The piece, called “A Psalm for Pittsburgh,” is inspired by the comfort Myers found in the psalm in the wake of the tragedy.
“My focus was on his personal journey, and the journey of anyone who is going through great suffering and mourning and sorrow,” Cohen told Religion News Service. “Knowing that meditating on this text is what allowed him to move forward, that certainly has colored, in a very powerful way, my thoughts about this psalm.”

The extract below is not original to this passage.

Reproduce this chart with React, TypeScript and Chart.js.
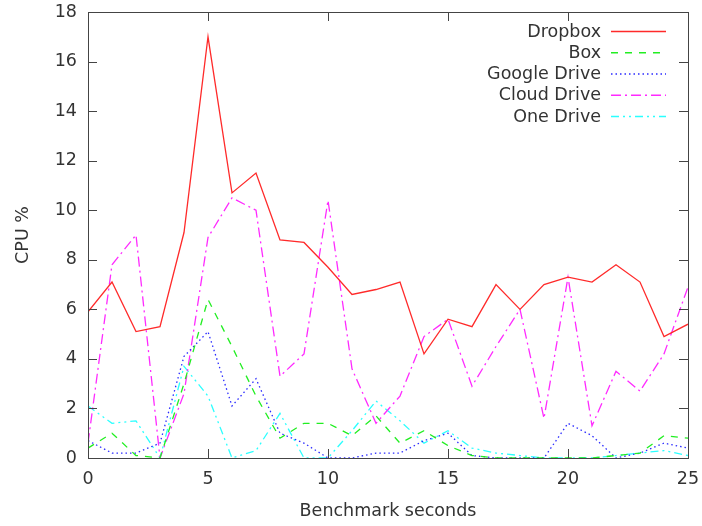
import { useEffect, useRef } from "react";
import { Chart, registerables } from "chart.js";

Chart.register(...registerables);

const seconds = [0, 1, 2, 3, 4, 5, 6, 7, 8, 9, 10, 11, 12, 13, 14, 15, 16, 17, 18, 19, 20, 21, 22, 23, 24, 25];
const dropbox = [5.9, 7.1, 5.1, 5.3, 9.1, 17.0, 10.7, 11.5, 8.8, 8.7, 7.7, 6.6, 6.8, 7.1, 4.2, 5.6, 5.3, 7.0, 6.0, 7.0, 7.3, 7.1, 7.8, 7.1, 4.9, 5.4];
const box = [0.4, 1.0, 0.1, 0.0, 3.0, 6.4, 4.5, 2.5, 0.8, 1.4, 1.4, 0.9, 1.7, 0.6, 1.1, 0.5, 0.1, 0.0, 0.0, 0.0, 0.0, 0.0, 0.1, 0.2, 0.9, 0.8];
const googleDrive = [0.7, 0.2, 0.2, 0.6, 4.1, 5.1, 2.1, 3.2, 1.0, 0.6, 0.0, 0.0, 0.2, 0.2, 0.7, 1.0, 0.1, 0.0, 0.0, 0.0, 1.4, 0.9, 0.0, 0.2, 0.6, 0.4];
const cloudDrive = [0.6, 7.8, 9.0, 0.0, 2.6, 8.9, 10.5, 10.0, 3.3, 4.2, 10.4, 3.6, 1.4, 2.5, 4.9, 5.6, 2.9, 4.5, 6.0, 1.6, 7.3, 1.3, 3.5, 2.7, 4.2, 6.9];
const oneDrive = [2.1, 1.4, 1.5, 0.0, 3.7, 2.5, 0.0, 0.3, 1.8, 0.0, 0.0, 1.1, 2.3, 1.5, 0.6, 1.1, 0.4, 0.2, 0.1, 0.0, 0.0, 0.0, 0.1, 0.2, 0.3, 0.1];

const seriesNames = ["Dropbox", "Box", "Google Drive", "Cloud Drive", "One Drive"];
const seriesValues = [dropbox, box, googleDrive, cloudDrive, oneDrive];
const seriesColors = ["#ff2a2a", "#22ee22", "#2a2aff", "#ff2aff", "#2affff"];
const seriesDashes: number[][] = [[], [7, 7], [1.5, 3], [10, 4, 2, 4], [8, 4, 2, 4, 2, 4]];

const yTicks = [0, 2, 4, 6, 8, 10, 12, 14, 16, 18];
const xTicks = [0, 5, 10, 15, 20, 25];

const FONT = "DejaVu Sans";
const TEXT = "#333333";

const framePlugin = {
  id: "gnuFrame",
  afterDatasetsDraw(chart: any) {
    const { ctx, chartArea } = chart;
    const { left, right, top, bottom } = chartArea;
    const xs = chart.scales.x;
    const ys = chart.scales.y;
    ctx.save();
    ctx.strokeStyle = "#444444";
    ctx.lineWidth = 1;
    ctx.setLineDash([]);
    ctx.strokeRect(Math.round(left) + 0.5, Math.round(top) + 0.5, Math.round(right - left), Math.round(bottom - top));
    ctx.beginPath();
    const tl = 9;
    yTicks.forEach((v) => {
      const y = Math.round(ys.getPixelForValue(v)) + 0.5;
      ctx.moveTo(left, y);
      ctx.lineTo(left + tl, y);
      ctx.moveTo(right, y);
      ctx.lineTo(right - tl, y);
    });
    xTicks.forEach((v) => {
      const x = Math.round(xs.getPixelForValue(v)) + 0.5;
      ctx.moveTo(x, bottom);
      ctx.lineTo(x, bottom - tl);
      ctx.moveTo(x, top);
      ctx.lineTo(x, top + tl);
    });
    ctx.stroke();
    ctx.restore();
  },
  afterDraw(chart: any) {
    const { ctx } = chart;
    ctx.save();
    ctx.font = `17.5px "${FONT}"`;
    ctx.fillStyle = TEXT;
    ctx.textAlign = "right";
    ctx.textBaseline = "middle";
    const textRight = 601;
    const x0 = 611;
    const x1 = 666;
    const y0 = 31;
    const dy = 21.25;
    chart.data.datasets.forEach((ds: any, i: number) => {
      const y = y0 + i * dy;
      ctx.fillText(ds.label, textRight, y + 1);
      ctx.beginPath();
      ctx.strokeStyle = ds.borderColor;
      ctx.lineWidth = ds.borderWidth;
      ctx.setLineDash(ds.borderDash || []);
      ctx.moveTo(x0, y + 0.5);
      ctx.lineTo(x1, y + 0.5);
      ctx.stroke();
    });
    ctx.restore();
  },
};

export default function App() {
  const ref = useRef<HTMLCanvasElement | null>(null);

  useEffect(() => {
    document.body.style.margin = "0";
    const canvas = ref.current;
    if (!canvas) return;
    const datasets = seriesNames.map((name, i) => ({
      label: name,
      data: seconds.map((s, j) => ({ x: s, y: seriesValues[i][j] })),
      borderColor: seriesColors[i],
      backgroundColor: seriesColors[i],
      borderWidth: 1.3,
      borderDash: seriesDashes[i],
      pointRadius: 0,
      tension: 0,
      fill: false,
    }));
    const chart = new Chart(canvas, {
      type: "line",
      data: { datasets },
      options: {
        animation: false,
        responsive: false,
        maintainAspectRatio: false,
        layout: { padding: { top: 12, right: 14, left: 0, bottom: 0 } },
        plugins: {
          legend: { display: false },
          tooltip: { enabled: false },
        },
        scales: {
          x: {
            type: "linear",
            min: 0,
            max: 25,
            afterFit: (scale: any) => {
              scale.height = 68;
              scale.paddingLeft = 0;
              scale.paddingRight = 0;
            },
            ticks: {
              stepSize: 5,
              color: TEXT,
              font: { family: FONT, size: 17.5 },
              padding: 11,
              maxRotation: 0,
            },
            grid: { display: false, drawTicks: false },
            border: { display: false },
            title: {
              display: true,
              text: "Benchmark seconds",
              color: TEXT,
              font: { family: FONT, size: 17.5 },
              padding: { top: 0, bottom: 4 },
            },
          },
          y: {
            min: 0,
            max: 18,
            afterFit: (scale: any) => {
              scale.width = 88;
              scale.paddingTop = 0;
              scale.paddingBottom = 0;
            },
            ticks: {
              stepSize: 2,
              color: TEXT,
              font: { family: FONT, size: 17.5 },
              padding: 11,
            },
            grid: { display: false, drawTicks: false },
            border: { display: false },
            title: {
              display: true,
              text: "CPU %",
              color: TEXT,
              font: { family: FONT, size: 17.5 },
              padding: { top: 13, bottom: 0 },
            },
          },
        },
      },
      plugins: [framePlugin],
    });
    return () => chart.destroy();
  }, []);

  return <canvas ref={ref} width={702} height={526} style={{ display: "block" }} />;
}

Sung in Hebrew, Cohen’s piece begins tentatively, with a wordless melody eventually giving way to single words, then a dialogue with the youth chorus. “From where will my help come?” the soloist asks. “My help is from Adonai, maker of the heavens and the earth,” the youth chorus answers.
“This is such an atmospheric piece. It’s very deep. It evokes all kinds of feelings, as it should,” Shawn Funk, artistic director of the Pittsburgh Youth Chorus, told RNS. “The music provides a story in and of itself.”
Cohen said his composition is not about transcending grief, but about “finding a way toward a glimmer of hope and returning to a love of the world,” even in the midst of sorrow.
And hope is what our world desperately needs, according to Myers. He said it’s the support from people in Pittsburgh, the emails and letters of encouragement he receives daily from around the world, and music like this that continue to bring healing.
“Music, when it comes in the ears, it doesn’t go to your brain,” said Myers. “It goes directly to your heart. And it can uplift you in ways that go far beyond words.”